All Nebraska was one great field of wild grass in the early days. A few trees grew along the streams and in the ravines. All the rest was grass. In the heat of summer the short grass dried on its roots. When the frosts of early fall came the tall, green grasses were killed. Then the autumn winds blew and the grass everywhere was dead and very dry.
Prairie fires burned in this great ocean of dry grass every fall and spring. Indians or white hunters or campers started them. Once started a fire spread on and on until a rain fell or until it reached a river too wide for it to jump.

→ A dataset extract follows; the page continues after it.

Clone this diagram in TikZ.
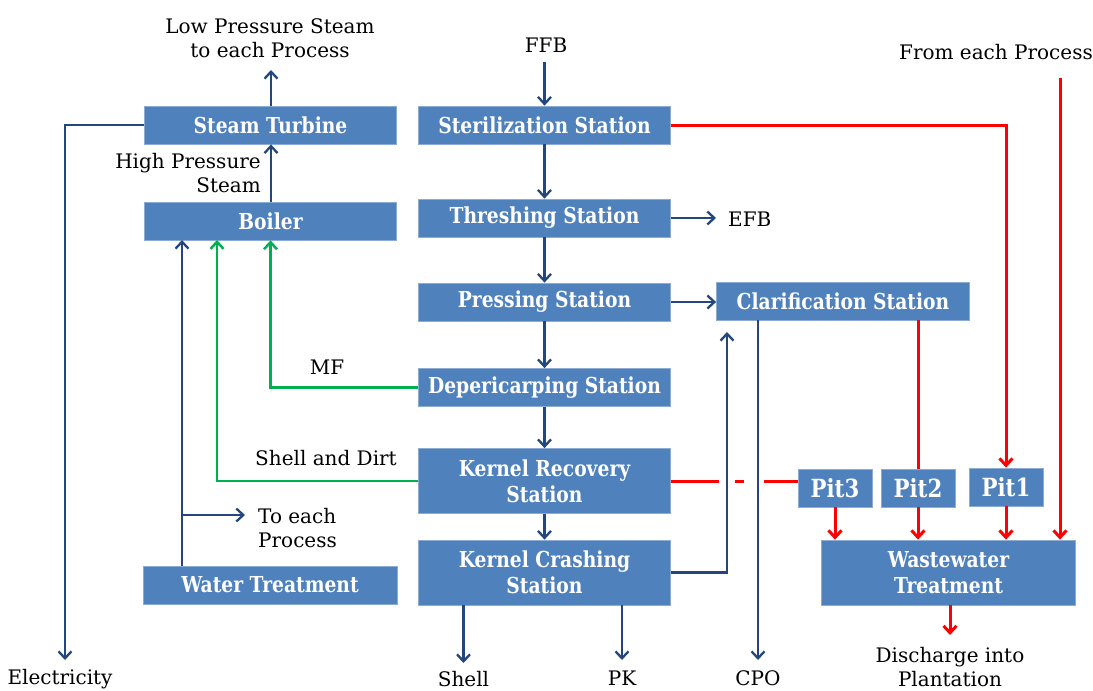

One of the great dangers to the early settlers was from the prairie fire. To protect their homes and stacks from its ravages they broke a narrow strip of sod around them, then, at some distance inside of that, another narrow strip and burned the grass between. This was called a "fireguard." It was usually from four to eight rods wide. It would stop any common fire and keep the settler's house and stables and haystacks safe.

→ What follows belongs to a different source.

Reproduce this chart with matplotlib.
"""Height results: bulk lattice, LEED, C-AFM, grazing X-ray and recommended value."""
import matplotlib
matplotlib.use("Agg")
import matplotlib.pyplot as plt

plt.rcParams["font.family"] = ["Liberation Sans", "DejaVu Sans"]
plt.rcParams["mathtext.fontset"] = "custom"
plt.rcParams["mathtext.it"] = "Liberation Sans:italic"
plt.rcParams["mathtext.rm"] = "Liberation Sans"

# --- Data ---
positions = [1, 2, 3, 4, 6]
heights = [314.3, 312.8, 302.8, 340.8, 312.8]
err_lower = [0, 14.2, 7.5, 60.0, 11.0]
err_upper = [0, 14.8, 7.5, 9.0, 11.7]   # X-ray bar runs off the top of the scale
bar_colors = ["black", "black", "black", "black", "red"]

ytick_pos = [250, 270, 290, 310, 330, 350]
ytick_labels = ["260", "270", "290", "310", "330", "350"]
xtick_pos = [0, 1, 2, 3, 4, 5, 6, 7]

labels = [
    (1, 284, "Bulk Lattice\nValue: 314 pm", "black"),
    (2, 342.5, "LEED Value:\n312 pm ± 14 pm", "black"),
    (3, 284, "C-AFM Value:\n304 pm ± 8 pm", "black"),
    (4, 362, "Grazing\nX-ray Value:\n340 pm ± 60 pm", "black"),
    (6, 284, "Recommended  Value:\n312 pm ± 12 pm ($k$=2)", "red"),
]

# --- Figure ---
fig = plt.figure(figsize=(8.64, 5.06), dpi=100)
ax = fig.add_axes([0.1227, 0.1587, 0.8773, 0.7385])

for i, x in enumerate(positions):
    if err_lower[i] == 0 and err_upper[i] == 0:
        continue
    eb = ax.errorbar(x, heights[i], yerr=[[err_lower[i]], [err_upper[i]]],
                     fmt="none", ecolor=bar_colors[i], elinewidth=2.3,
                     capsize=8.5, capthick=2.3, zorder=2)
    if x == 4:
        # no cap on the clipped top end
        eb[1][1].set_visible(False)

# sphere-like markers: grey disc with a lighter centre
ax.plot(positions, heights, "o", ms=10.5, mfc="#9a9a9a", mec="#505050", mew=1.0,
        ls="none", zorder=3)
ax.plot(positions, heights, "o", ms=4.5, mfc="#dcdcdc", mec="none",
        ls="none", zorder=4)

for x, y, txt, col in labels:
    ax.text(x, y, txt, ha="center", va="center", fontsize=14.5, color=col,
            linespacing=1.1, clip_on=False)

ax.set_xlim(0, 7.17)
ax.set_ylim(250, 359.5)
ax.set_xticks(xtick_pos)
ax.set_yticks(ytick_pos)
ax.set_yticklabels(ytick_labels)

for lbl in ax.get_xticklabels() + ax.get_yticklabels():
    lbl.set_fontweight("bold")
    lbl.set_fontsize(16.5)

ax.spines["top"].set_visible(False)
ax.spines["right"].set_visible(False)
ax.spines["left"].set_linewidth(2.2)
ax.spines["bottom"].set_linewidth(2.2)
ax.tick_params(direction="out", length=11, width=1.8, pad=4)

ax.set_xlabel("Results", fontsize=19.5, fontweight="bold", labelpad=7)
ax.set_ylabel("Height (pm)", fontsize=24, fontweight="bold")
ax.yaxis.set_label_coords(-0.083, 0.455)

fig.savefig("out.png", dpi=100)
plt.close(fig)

Early every fall the children on the farm helped their father to burn fireguards around the place. This was done on the first quiet evening after the grass was dry. It was great fun for the children, who loved to take long wisps of lighted grass and carry the fire along the inside of the fireguard with shouts and laughter, while the dark prairie was lighted until their moving figures made shadows upon the fields.
A little later the prairie fires appeared. Every night a red glow against the sky was the sign of distant fires. The days were smoky and the smell of burning grass was upon the air. Sometimes there came a high wind driving the flames faster than a horse could run. Blazing tumble weeds and sunflower heads were caught up in the gale and whirled hundreds of yards, starting new fires wherever they fell.

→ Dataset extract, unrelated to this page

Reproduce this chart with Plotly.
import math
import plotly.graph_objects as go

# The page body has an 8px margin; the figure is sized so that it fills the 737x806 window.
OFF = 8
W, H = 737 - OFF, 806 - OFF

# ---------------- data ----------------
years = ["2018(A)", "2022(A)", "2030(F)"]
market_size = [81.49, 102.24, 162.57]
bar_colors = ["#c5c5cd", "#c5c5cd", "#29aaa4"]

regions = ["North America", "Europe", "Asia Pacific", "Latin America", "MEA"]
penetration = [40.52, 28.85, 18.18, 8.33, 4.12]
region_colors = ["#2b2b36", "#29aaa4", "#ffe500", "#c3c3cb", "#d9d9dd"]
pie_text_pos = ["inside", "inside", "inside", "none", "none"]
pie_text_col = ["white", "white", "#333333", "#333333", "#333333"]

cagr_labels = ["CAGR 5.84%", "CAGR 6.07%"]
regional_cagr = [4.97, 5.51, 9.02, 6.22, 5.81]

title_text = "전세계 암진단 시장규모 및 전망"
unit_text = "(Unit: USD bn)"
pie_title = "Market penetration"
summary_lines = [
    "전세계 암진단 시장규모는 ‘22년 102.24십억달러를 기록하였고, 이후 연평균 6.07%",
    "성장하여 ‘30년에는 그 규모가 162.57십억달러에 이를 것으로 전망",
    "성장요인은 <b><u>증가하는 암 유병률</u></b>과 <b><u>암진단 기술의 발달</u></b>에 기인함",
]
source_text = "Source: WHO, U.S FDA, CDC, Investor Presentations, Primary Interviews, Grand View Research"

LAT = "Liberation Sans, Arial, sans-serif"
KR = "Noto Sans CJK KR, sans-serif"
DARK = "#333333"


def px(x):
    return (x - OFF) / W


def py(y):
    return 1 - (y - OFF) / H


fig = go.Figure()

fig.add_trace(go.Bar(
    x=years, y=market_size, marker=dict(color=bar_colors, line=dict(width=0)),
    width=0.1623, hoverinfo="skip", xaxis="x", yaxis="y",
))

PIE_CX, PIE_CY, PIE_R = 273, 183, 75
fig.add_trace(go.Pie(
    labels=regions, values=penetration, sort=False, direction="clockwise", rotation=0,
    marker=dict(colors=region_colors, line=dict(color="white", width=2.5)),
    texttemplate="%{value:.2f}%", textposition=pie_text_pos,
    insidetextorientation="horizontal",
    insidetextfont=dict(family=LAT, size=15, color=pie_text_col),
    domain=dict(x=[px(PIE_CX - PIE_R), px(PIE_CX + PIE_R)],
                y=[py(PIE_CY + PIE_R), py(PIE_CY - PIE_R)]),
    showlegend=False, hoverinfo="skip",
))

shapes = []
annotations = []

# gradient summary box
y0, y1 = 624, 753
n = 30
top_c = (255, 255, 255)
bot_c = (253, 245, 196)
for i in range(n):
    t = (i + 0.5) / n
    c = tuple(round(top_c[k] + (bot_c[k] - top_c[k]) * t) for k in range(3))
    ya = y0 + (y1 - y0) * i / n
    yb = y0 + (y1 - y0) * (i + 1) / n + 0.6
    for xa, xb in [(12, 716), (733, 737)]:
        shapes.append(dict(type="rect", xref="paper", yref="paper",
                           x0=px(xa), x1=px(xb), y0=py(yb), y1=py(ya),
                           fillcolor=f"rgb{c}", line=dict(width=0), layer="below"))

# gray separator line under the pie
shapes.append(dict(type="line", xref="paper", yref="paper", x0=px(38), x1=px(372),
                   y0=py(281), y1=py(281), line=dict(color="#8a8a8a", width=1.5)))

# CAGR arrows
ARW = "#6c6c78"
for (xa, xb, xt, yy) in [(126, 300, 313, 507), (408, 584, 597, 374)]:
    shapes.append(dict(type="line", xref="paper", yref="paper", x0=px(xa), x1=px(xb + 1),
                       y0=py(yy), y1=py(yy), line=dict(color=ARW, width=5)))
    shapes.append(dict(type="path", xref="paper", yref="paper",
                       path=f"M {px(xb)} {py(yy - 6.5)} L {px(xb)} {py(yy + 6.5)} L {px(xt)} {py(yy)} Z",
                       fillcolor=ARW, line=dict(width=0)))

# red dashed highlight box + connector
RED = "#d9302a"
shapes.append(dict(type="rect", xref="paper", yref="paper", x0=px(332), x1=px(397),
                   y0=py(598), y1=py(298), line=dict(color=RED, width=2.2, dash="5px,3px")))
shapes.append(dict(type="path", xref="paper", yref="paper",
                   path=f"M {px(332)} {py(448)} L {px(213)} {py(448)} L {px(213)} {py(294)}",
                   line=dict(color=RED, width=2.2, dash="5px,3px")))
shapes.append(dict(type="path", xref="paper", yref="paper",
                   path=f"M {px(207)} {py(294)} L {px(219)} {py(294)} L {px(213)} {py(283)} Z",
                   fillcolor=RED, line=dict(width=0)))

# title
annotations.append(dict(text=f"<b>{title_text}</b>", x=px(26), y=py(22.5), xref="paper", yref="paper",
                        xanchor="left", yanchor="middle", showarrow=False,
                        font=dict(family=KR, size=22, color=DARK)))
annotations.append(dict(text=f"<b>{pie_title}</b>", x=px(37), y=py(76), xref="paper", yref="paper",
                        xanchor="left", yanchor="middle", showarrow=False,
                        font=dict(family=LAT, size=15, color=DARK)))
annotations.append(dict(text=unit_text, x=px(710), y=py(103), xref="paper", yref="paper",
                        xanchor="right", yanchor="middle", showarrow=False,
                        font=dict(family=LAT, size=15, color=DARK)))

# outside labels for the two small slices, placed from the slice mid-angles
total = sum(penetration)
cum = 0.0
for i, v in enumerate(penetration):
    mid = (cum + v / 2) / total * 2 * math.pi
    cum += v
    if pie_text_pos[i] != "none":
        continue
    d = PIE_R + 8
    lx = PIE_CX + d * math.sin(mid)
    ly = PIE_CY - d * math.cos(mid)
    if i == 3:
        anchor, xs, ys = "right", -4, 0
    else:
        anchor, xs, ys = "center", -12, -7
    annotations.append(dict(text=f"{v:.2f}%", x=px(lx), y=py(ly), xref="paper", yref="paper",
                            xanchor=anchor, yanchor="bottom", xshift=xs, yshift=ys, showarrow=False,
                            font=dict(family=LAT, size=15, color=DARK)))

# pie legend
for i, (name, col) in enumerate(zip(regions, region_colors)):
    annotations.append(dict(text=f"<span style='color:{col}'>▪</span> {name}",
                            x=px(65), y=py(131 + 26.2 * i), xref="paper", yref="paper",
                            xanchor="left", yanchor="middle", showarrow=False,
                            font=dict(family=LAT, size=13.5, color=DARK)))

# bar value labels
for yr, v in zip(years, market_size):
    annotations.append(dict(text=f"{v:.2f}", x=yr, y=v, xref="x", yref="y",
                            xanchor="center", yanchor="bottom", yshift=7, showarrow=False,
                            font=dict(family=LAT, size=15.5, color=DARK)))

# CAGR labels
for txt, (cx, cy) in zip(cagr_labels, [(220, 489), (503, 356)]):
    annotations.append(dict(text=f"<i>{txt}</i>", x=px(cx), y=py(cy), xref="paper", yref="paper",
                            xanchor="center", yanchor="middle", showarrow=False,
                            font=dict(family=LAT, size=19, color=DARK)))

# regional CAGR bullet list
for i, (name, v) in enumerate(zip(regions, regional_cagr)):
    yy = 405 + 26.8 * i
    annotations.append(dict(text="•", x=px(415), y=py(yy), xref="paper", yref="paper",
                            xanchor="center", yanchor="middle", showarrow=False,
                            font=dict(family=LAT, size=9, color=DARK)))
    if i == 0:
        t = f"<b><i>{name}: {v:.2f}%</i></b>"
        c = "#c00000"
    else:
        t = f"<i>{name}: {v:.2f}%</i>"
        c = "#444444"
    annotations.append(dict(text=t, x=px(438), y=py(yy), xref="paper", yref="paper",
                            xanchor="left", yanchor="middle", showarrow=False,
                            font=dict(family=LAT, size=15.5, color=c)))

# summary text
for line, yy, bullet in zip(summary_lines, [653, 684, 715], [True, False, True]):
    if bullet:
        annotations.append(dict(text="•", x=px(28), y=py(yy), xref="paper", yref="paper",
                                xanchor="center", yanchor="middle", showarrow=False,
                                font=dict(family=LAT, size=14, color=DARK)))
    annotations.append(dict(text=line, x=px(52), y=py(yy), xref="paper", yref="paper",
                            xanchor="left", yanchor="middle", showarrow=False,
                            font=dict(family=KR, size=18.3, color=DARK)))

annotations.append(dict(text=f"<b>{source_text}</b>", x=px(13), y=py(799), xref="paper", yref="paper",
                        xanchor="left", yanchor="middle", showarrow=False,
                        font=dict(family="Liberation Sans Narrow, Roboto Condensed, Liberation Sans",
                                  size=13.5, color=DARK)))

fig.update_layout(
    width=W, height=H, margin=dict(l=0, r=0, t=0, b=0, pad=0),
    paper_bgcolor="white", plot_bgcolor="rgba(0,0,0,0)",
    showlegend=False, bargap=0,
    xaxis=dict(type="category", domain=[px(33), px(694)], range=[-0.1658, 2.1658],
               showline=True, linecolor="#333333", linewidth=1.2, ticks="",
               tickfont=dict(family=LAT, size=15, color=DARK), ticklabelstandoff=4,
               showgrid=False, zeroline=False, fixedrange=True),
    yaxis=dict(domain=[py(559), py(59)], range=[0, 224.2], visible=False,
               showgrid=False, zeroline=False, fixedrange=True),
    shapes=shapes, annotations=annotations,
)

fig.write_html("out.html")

The front of such a fire was called a "headfire." It ran with the wind across miles of prairie, with its long red tongues licking at every object, jumping fireguards and even rivers in its path. Behind it the prairie roared and crackled, for the headfire had no time to burn the grass in its course. It touched it with the torch and rushed on to find fresh fuel. The level prairie looked like a lake of fire with a lurid cloud of smoke rising above it. It was a grand sight, but terrible to the settler whose farm lay in its path.
An Early Prairie Fire.
The only way to protect against a high headfire was to start a backfire some distance ahead of it which would burn away the grass and leave nothing to feed it. The backfire was set at the edge of a fireguard facing the wind, or it was set on the open prairie by carrying a line of fire along a few feet at a time and whipping out the side of the fire away from the wind. In either case the backfire burned slowly against the wind until it met the headfire. In a furious gale a backfire was hard to control for it would get away from the men.
In October, 1871, great fires burned along the Nebraska frontier. There had been no rain for weeks. The grass was so dry that it seemed to explode when touched with flame. A great wind from the west drove the fires from the unsettled open prairie upon the settlements. Fireguards failed to stop the flames. The Blue River was jumped by the fire in many places. Thick smoke hung over the region. Hundreds of homesteaders lost their houses and crops and some lost their lives. In other years there were also great losses.
In spite of all these dangers every year new fields were plowed and the settlements pushed farther west until the fires could no longer range across the country. The days of the great prairie fires which swept the whole state are past forever. The children of to-day and of the future will never see in Nebraska the miles on miles of blazing prairie with headfires rushing fiercely down upon their homes like those seen by their parents when they were children, and thus they will miss one of the grandest and most thrilling sights so familiar to the children of the pioneers.